Same music - different vibes in US & DE

Two things had to happen before TheEditor realized something hiding in plain sight.

The first was the session of Bob Weir and Sammy Hagar mentioned in our Loose Lucy post, the second a long article in German online Die Zeit about Emmylou Harris and Eric Clapton doing their respective shows at two different locations in Berlin, Germany.

The article's author made the separation of the audiences into two distinct, non-overlapping groups a mainstay of the write-up, even incorporating it into the headline.

TheEditor protested to himself: it's not that simple, and the Weir Hagar collaboration illustrates it perfectly.

We appreciate the cross cultural influence and value of music, and there are more  examples for this than there are notes ever played.
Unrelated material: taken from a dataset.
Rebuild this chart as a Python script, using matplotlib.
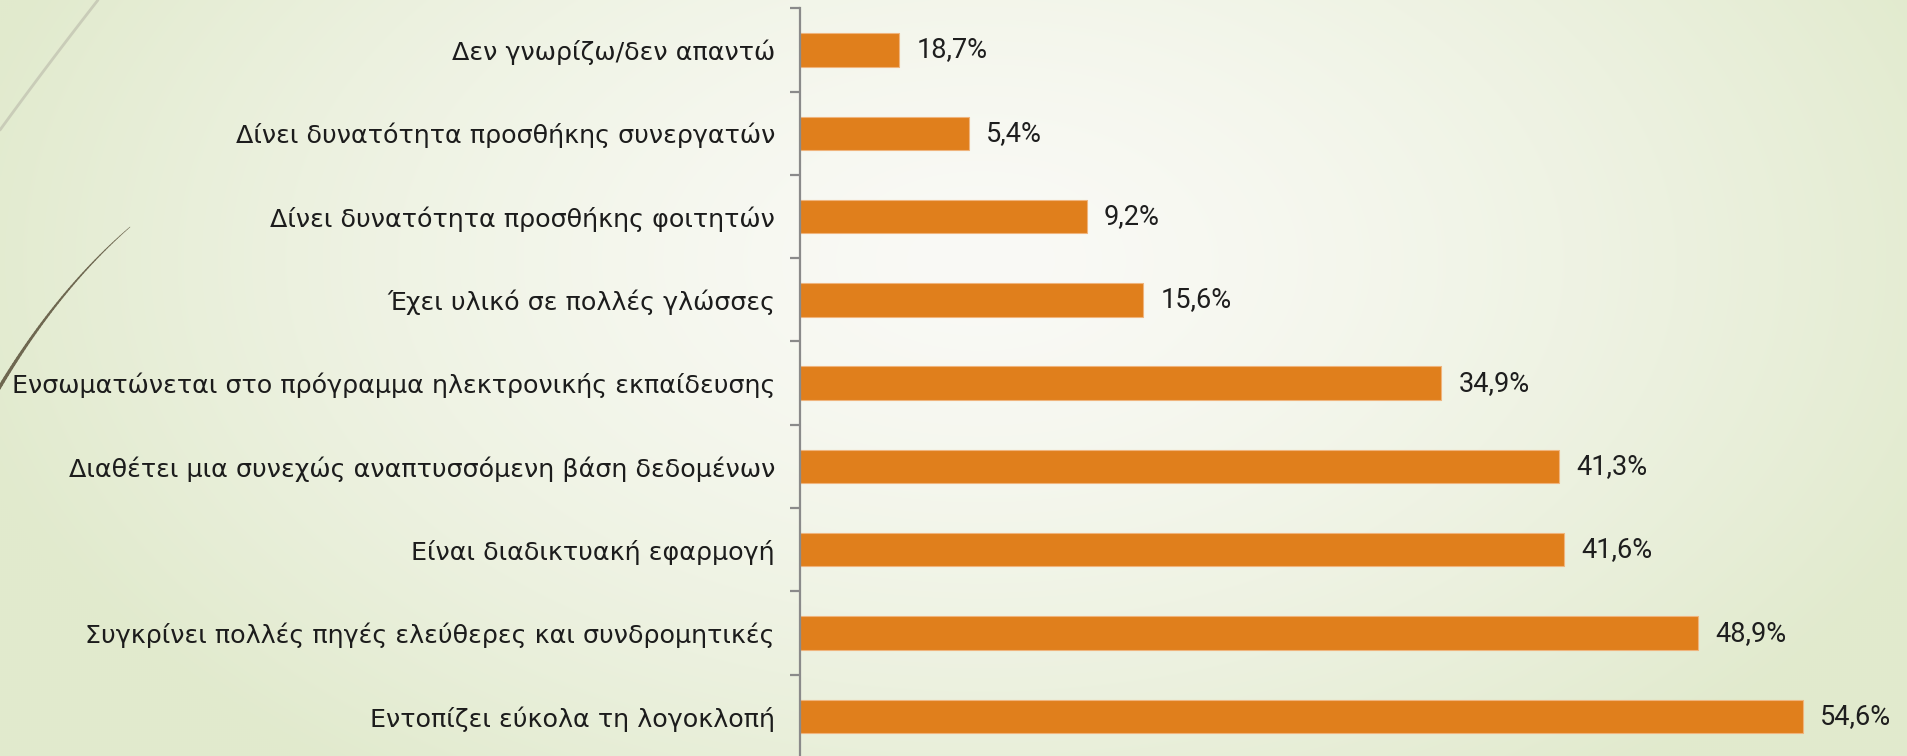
import numpy as np
import matplotlib
matplotlib.use('Agg')
import matplotlib.pyplot as plt
from matplotlib.collections import LineCollection

categories = [
    'Δεν γνωρίζω/δεν απαντώ',
    'Δίνει δυνατότητα προσθήκης συνεργατών',
    'Δίνει δυνατότητα προσθήκης φοιτητών',
    'Έχει υλικό σε πολλές γλώσσες',
    'Ενσωματώνεται στο πρόγραμμα ηλεκτρονικής εκπαίδευσης',
    'Διαθέτει μια συνεχώς αναπτυσσόμενη βάση δεδομένων',
    'Είναι διαδικτυακή εφαρμογή',
    'Συγκρίνει πολλές πηγές ελεύθερες και συνδρομητικές',
    'Εντοπίζει εύκολα τη λογοκλοπή',
]
# bar lengths as drawn in the reference (top to bottom)
bar_values = [5.4, 9.2, 15.6, 18.7, 34.9, 41.3, 41.6, 48.9, 54.6]
# data labels as printed in the reference
value_labels = ['18,7%', '5,4%', '9,2%', '15,6%', '34,9%', '41,3%', '41,6%', '48,9%', '54,6%']

W, H = 1908, 756
fig = plt.figure(figsize=(W / 100, H / 100), dpi=100)

# ---- background gradient ----
bg = fig.add_axes([0, 0, 1, 1], zorder=0)
yy, xx = np.mgrid[0:H:2, 0:W:2]
cx, cy = 980, 260
r = np.sqrt(((xx - cx) / 1050.0) ** 2 + ((yy - cy) / 650.0) ** 2)
t = np.clip(r, 0, 1) ** 1.4
c0 = np.array([250, 250, 246]) / 255
c1 = np.array([225, 234, 205]) / 255
img = c0 + (c1 - c0) * t[..., None]
bg.imshow(img, extent=[0, W, H, 0], aspect='auto', interpolation='bilinear')
bg.set_xlim(0, W)
bg.set_ylim(H, 0)
bg.axis('off')

def bezier(p0, p1, p2, n=60):
    s = np.linspace(0, 1, n)[:, None]
    return (1 - s) ** 2 * np.array(p0) + 2 * (1 - s) * s * np.array(p1) + s ** 2 * np.array(p2)

# decorative strokes
pts = bezier((0, 130), (45, 68), (98, 0))
bg.plot(pts[:, 0], pts[:, 1], color='#c9ccb8', lw=2.0, solid_capstyle='round')
pts = bezier((130, 227), (55, 292), (-5, 395))
segs = np.stack([pts[:-1], pts[1:]], axis=1)
widths = np.linspace(0.4, 2.6, len(segs))
bg.add_collection(LineCollection(segs, linewidths=widths, colors='#6e6750', capstyle='round'))

# ---- main chart ----
ax = fig.add_axes([800 / W, -2 / H, 1102 / W, 749.7 / H], zorder=1)
ax.patch.set_alpha(0)
y = np.arange(len(categories))
ax.barh(y, bar_values, height=0.4, color='#e07f1c', edgecolor='#f0b47c', linewidth=0.8)
ax.set_xlim(0, 60)
ax.set_ylim(len(categories) - 0.5, -0.5)

for s in ['top', 'right', 'bottom']:
    ax.spines[s].set_visible(False)
ax.spines['left'].set_color('#8a8a8a')
ax.spines['left'].set_linewidth(1.6)
ax.set_xticks([])
ax.set_yticks(y, categories)
ax.set_yticks(np.arange(-0.5, len(categories), 1.0), minor=True)
ax.tick_params(axis='y', which='major', length=0, pad=18)
ax.tick_params(axis='y', which='minor', length=7.5, width=1.6, color='#8a8a8a')
for lab in ax.get_yticklabels():
    lab.set_fontsize(18.3)
    lab.set_fontfamily(['DejaVu Sans'])
    lab.set_color('#1c1c1c')

for yi, v, txt in zip(y, bar_values, value_labels):
    ax.annotate(txt, (v, yi), xytext=(12.5, 0), textcoords='offset points',
                va='center', ha='left', fontsize=19.5, color='#1e1e1e',
                family=['Roboto', 'DejaVu Sans'])

fig.savefig('out.png', dpi=100)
There are unexpected hotspots, where a musician is loved in one country and people at home don't understand why -- look at David Hasselhoff's success in Germany, for instance.

All of this works despite language barriers, and for this you can take Elvis Presley's status in 1960s Germany or rap a few decades later.

But bringing musicians of different genres together seems to work best in the U.S.

We think there are two reasons for this, one being a more fluid understanding of popular music in the U.S.

The other, more boring but probably more important aspect being one of logistics and tour planning.

Famous American acts going on a tour of Europe or a World tour have a lot of planning and logistics to deal with, often with different event managers.
European shows, to them, are fairly rare, too, so the chances are low that a buddy from another genre pops up unannounced during your show in the same city and you can invite him or her on the stage.

Add to this that the fans in a foreign country will "self select". If you know, Emmylou will be here every five years or so, you will try harder to see her then when you know you can catch her every six months or so.

Put these elements together, and you have a good chance to be correct when you note two very distinct audiences, as the Zeit music reviewer reported.